Of course not. Take those black confederate soldiers that you claim there were so many of and those former slaves that you claim were so loyal and then ensure that they are stripped of any sufferage and every right that you can take away. That's not hypocrisy at at all.

In Ohio, an 1807 law forced blacks to pay a $500 per person for a "freedom" certificate or leave the state.

In Virginia, an 1806 law forced freed slaves to leave the state or be sold back into slavery.

In Illinois, blacks had to pay $1000 to emmigrate into the state (1829).

In Louisiana (1814) and South Carolina (1820) and North Carolina (1826) were forbidden to emigrate in to the state at all.

Any runaway in the state could be sentenced by a justice of the peace to thirty-five lashes, and groups of three or more could be jailed and flogged.

In every southern state it was illegal for slaves to assemble in groups of any size. It was this law that Thomas Jackson fell afoul of in teaching his Sunday school class, not the law against teaching slaves to read. Jackson wasn't teaching anyone to read.
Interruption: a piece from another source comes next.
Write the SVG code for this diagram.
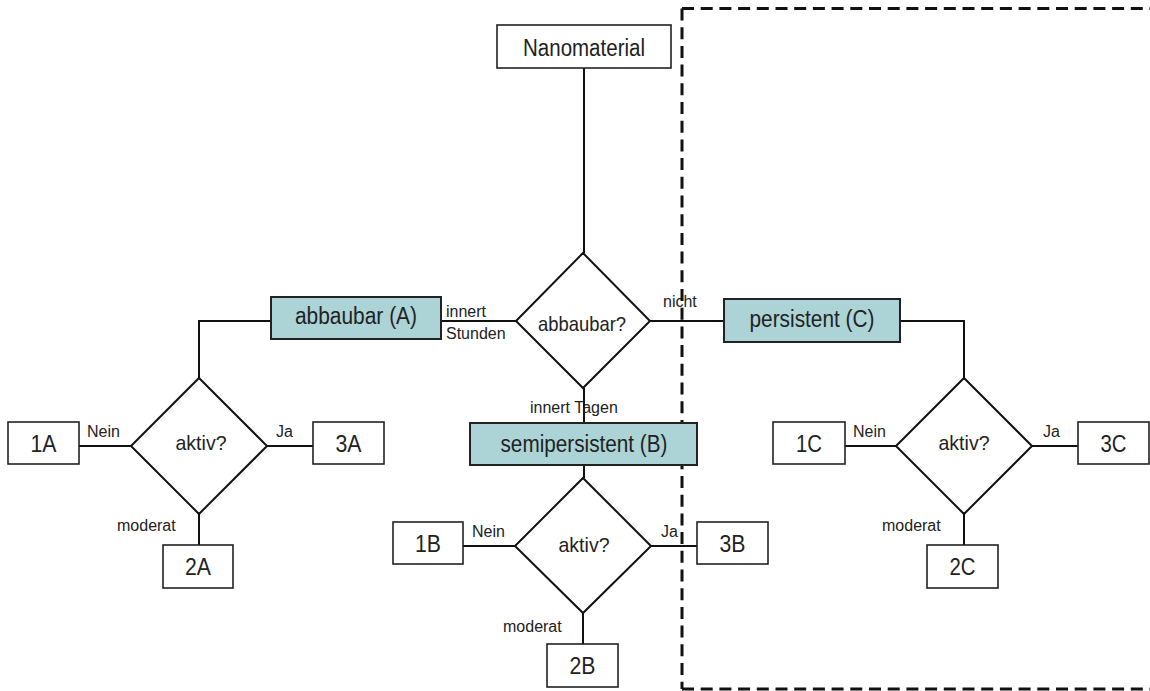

In other words, the Republicans had problems abiding by the Constitution, a 7-2 decision of the US Supreme Court, the citizenship acts of the country since it's founding, and their ratification agreements to uphold the Constitution? Who's the criminal here?

Correct me if I'm wrong but the Republican platform in the recent election declared it's opposition to abortion, in violation of a 7-2 decision of the U.S. Supreme Court.

When did they end up North?

On the whole a lot earlier than they ended down south.